In the past, mismatched pensions liabilities have led to contentious corporate re-structures – effectively penalising their trade creditors. Today businesses trading with even the largest companies need to assess their customers’ pensions position if considering granting sizeable credit lines.

Pre-packs trend

“Typically a company has 40% of its current assets tied up in its debtors

A sign of what we believe to be a rapidly deteriorating trading environment, and one which gives no comfort at all to creditors is the increasing incidence of pre-pack administration deals. Pre-packs are cases where the work on a sale of a company or its assets is done before the appointment of administrators, with the sale, often to existing directors, following shortly after the appointment.

Pre-packs are worryingly lacking in transparency. Under the Enterprise Act, administrators are supposed to treat all creditors fairly, but a September High Court ruling acknowledged that creditors could be disenfranchised in a pre-pack.

If the prospect of more companies going under and higher levels of customer default is a real one, how great is the trading risk? Significant, we would suggest. Typically a company has 40%of its current assets tied up in its debtors. A major loss is potentially disastrous.

Bad debt is not simply a finance department problem. For example, when a company is hit by a £100,000 bad debt, bonuses and employment prospects across the company are affected. Often the reaction is to pressurise the sales function to improve performance to compensate. For a company with operating margins of five per cent, that means extra sales of £2m are required – generally with no additional resources to achieve them. So it is disappointing that the credit focus of many companies should be on day sales outstanding (DSO), rather than the identification and evaluation of trading risk.

Even well-run businesses can be guilty of such complacency. It is not uncommon for companies to adopt a ‘we’ve done business with them for ages’ reasoning to granting credit, when it is the case that bad debts generally emanate from long-term trading partners. The same mindset contributes to the research finding that 75% of UK companies have never used a credit reference agency.

Mitigate the risk

- Establish accurate risk exposures. Companies like N2 Check are able to total outstanding debts arising from all the business you do with the trading operations within a specific group. All too often such exercises identify that the aggregate debt, and the attendant strategic risk from the parent company’s collapse, exceed prudent levels.
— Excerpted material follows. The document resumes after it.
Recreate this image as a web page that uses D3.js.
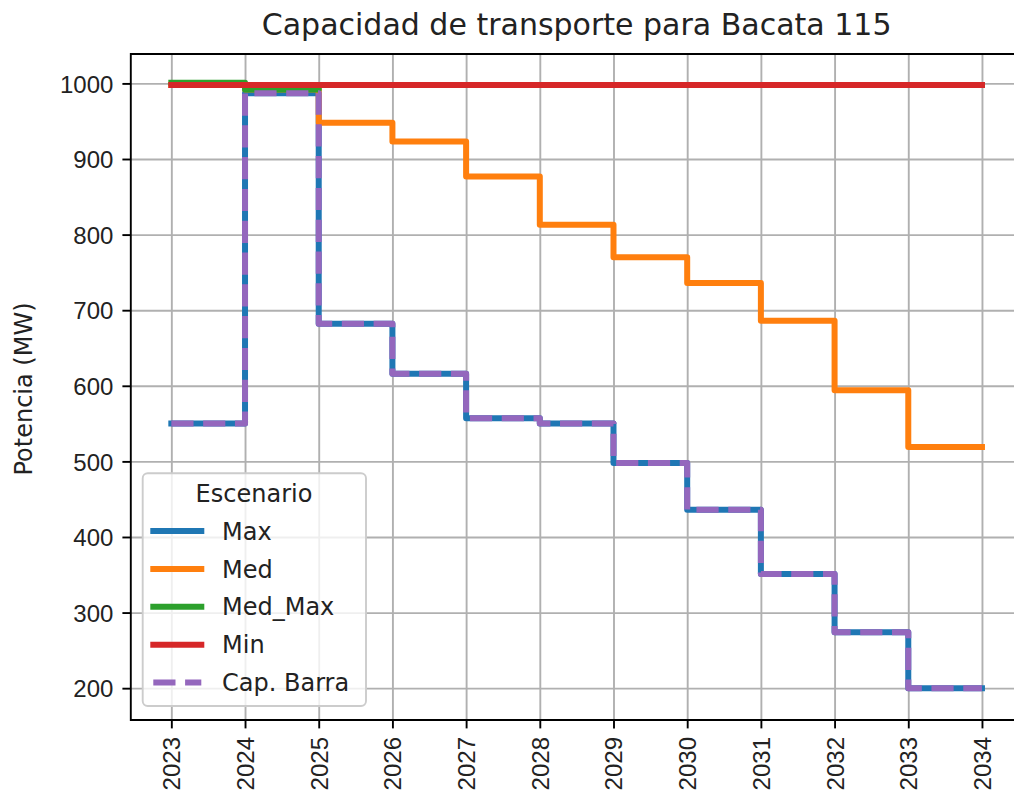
<!DOCTYPE html>
<html>
<head>
<meta charset="utf-8">
<script src="https://cdn.jsdelivr.net/npm/d3@7"></script>
<style>
  body { margin: 0; background: #fff; }
  svg { font-family: "DejaVu Sans", sans-serif; display: block; }
</style>
</head>
<body>
<div id="chart"></div>
<script>
// data
var years = [2023, 2024, 2025, 2026, 2027, 2028, 2029, 2030, 2031, 2032, 2033, 2034];
var maxVals    = [550, 987, 682, 616, 557, 550, 498, 436, 351, 274, 200, 200];
var medVals    = [998, 992, 948, 923, 877, 813, 770, 736, 686, 594, 519, 519];
var medMaxVals = [1001, 992, 998, 998, 998, 998, 998, 998, 998, 998, 998, 998];
var minVals    = [998, 998, 998, 998, 998, 998, 998, 998, 998, 998, 998, 998];
var capBarra   = [550, 987, 682, 616, 557, 550, 498, 436, 351, 274, 200, 200];
var yTicks = [200, 300, 400, 500, 600, 700, 800, 900, 1000];

var seriesNames = ["Max", "Med", "Med_Max", "Min", "Cap. Barra"];
var seriesVals = [maxVals, medVals, medMaxVals, minVals, capBarra];
var colors = ["#1f77b4", "#ff7f0e", "#2ca02c", "#d62728", "#9467bd"];

var W = 1014, H = 801;
var frame = {left: 130.8, right: 1022.5, top: 54, bottom: 720};

var svg = d3.select("#chart")
  .append("svg")
  .attr("width", W)
  .attr("height", H);

var x = d3.scaleLinear()
  .domain([2022.45, 2034.55])
  .range([frame.left, frame.right]);

var y = d3.scaleLinear()
  .domain([157.9, 1038.9])
  .range([frame.bottom, frame.top]);

// grid
svg.append("g")
  .attr("transform", "translate(0," + frame.bottom + ")")
  .call(d3.axisBottom(x).tickValues(years).tickSize(-(frame.bottom - frame.top)).tickFormat(""))
  .call(function(g) { g.select(".domain").remove(); })
  .selectAll("line").attr("stroke", "#b0b0b0").attr("stroke-width", 1.9);

svg.append("g")
  .attr("transform", "translate(" + frame.left + ",0)")
  .call(d3.axisLeft(y).tickValues(yTicks).tickSize(-(frame.right - frame.left)).tickFormat(""))
  .call(function(g) { g.select(".domain").remove(); })
  .selectAll("line").attr("stroke", "#b0b0b0").attr("stroke-width", 1.9);

// step lines
var line = d3.line()
  .curve(d3.curveStepAfter)
  .x(function(d, i) { return x(years[i]); })
  .y(function(d) { return y(d); });

seriesVals.forEach(function(vals, i) {
  var dashed = i === 4;
  svg.append("path")
    .datum(vals)
    .attr("fill", "none")
    .attr("stroke", colors[i])
    .attr("stroke-width", 6)
    .attr("stroke-linejoin", "round")
    .attr("stroke-linecap", dashed ? "butt" : "square")
    .attr("stroke-dasharray", dashed ? "22.2,9.6" : null)
    .attr("d", line);
});

// axes
var xAxis = svg.append("g")
  .attr("transform", "translate(0," + frame.bottom + ")")
  .call(d3.axisBottom(x).tickValues(years).tickFormat(d3.format("d")).tickSize(8.4).tickPadding(8.4));
xAxis.select(".domain").remove();
xAxis.selectAll("line").attr("stroke", "#000").attr("stroke-width", 1.9);
xAxis.selectAll("text")
  .attr("font-size", 24)
  .attr("fill", "#222")
  .attr("text-anchor", "end")
  .attr("dy", null)
  .attr("y", 0)
  .attr("transform", "translate(8.5,17) rotate(-90)");

var yAxis = svg.append("g")
  .attr("transform", "translate(" + frame.left + ",0)")
  .call(d3.axisLeft(y).tickValues(yTicks).tickFormat(d3.format("d")).tickSize(8.4).tickPadding(9));
yAxis.select(".domain").remove();
yAxis.selectAll("line").attr("stroke", "#000").attr("stroke-width", 1.9);
yAxis.selectAll("text").attr("font-size", 24).attr("fill", "#222").attr("dy", "0.36em");

// spines
svg.append("path")
  .attr("d", "M" + frame.right + "," + frame.top + "H" + frame.left + "V" + frame.bottom + "H" + frame.right)
  .attr("fill", "none")
  .attr("stroke", "#000")
  .attr("stroke-width", 1.9);

// title and y label
svg.append("text")
  .attr("x", (frame.left + frame.right) / 2)
  .attr("y", 35)
  .attr("text-anchor", "middle")
  .attr("font-size", 30)
  .attr("fill", "#222")
  .text("Capacidad de transporte para Bacata 115");

svg.append("text")
  .attr("transform", "translate(31.5,389) rotate(-90)")
  .attr("text-anchor", "middle")
  .attr("font-size", 24)
  .attr("fill", "#222")
  .text("Potencia (MW)");

// legend
var lg = svg.append("g");
lg.append("rect")
  .attr("x", 142.7).attr("y", 473.3)
  .attr("width", 223.3).attr("height", 232.7)
  .attr("rx", 5)
  .attr("fill", "#fff").attr("fill-opacity", 0.8)
  .attr("stroke", "#cccccc").attr("stroke-width", 1.9);

lg.append("text")
  .attr("x", 254).attr("y", 502)
  .attr("text-anchor", "middle")
  .attr("font-size", 24)
  .attr("fill", "#222")
  .text("Escenario");

seriesNames.forEach(function(name, i) {
  var cy = 531 + i * 37.9;
  var dashed = i === 4;
  lg.append("line")
    .attr("x1", 153.3).attr("x2", 201.3)
    .attr("y1", cy).attr("y2", cy)
    .attr("stroke", colors[i])
    .attr("stroke-width", 6)
    .attr("stroke-linecap", dashed ? "butt" : "square")
    .attr("stroke-dasharray", dashed ? "22.2,9.6" : null);
  lg.append("text")
    .attr("x", 222)
    .attr("y", cy)
    .attr("dy", "0.36em")
    .attr("font-size", 24)
    .attr("fill", "#222")
    .text(name);
});
</script>
</body>
</html>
- Evaluate credit insurance.

Often characterised as expensive and unwieldy, credit insurance has changed dramatically since the advent of user-friendly online systems. Limits are now transparent, flexible and readily accessible. Importantly, it is no longer essential for policies to apply across an entire sales ledger. Cover can be readily obtained for, say, a business’s ten largest customers – or even a specific, individual risk.

And credit insurance can also play an important role in expanding profitable business, allowing companies to develop successful accounts to levels they may not be comfortable with in the absence of protection against customer default.

- Closely monitor the payment performance of your debtors. Deterioration in payment performance is a highly predictive danger sign of serious trouble ahead for a business, often pointing the way to future collapse. In a number of recent, corporate failures, identifying the incidence of a high and growing proportion of late payments would have alerted creditors to problems up to a year before administrators were called in. Payment data can be obtained from business information suppliers and credit circles or can be self-sourced. It is an important metric.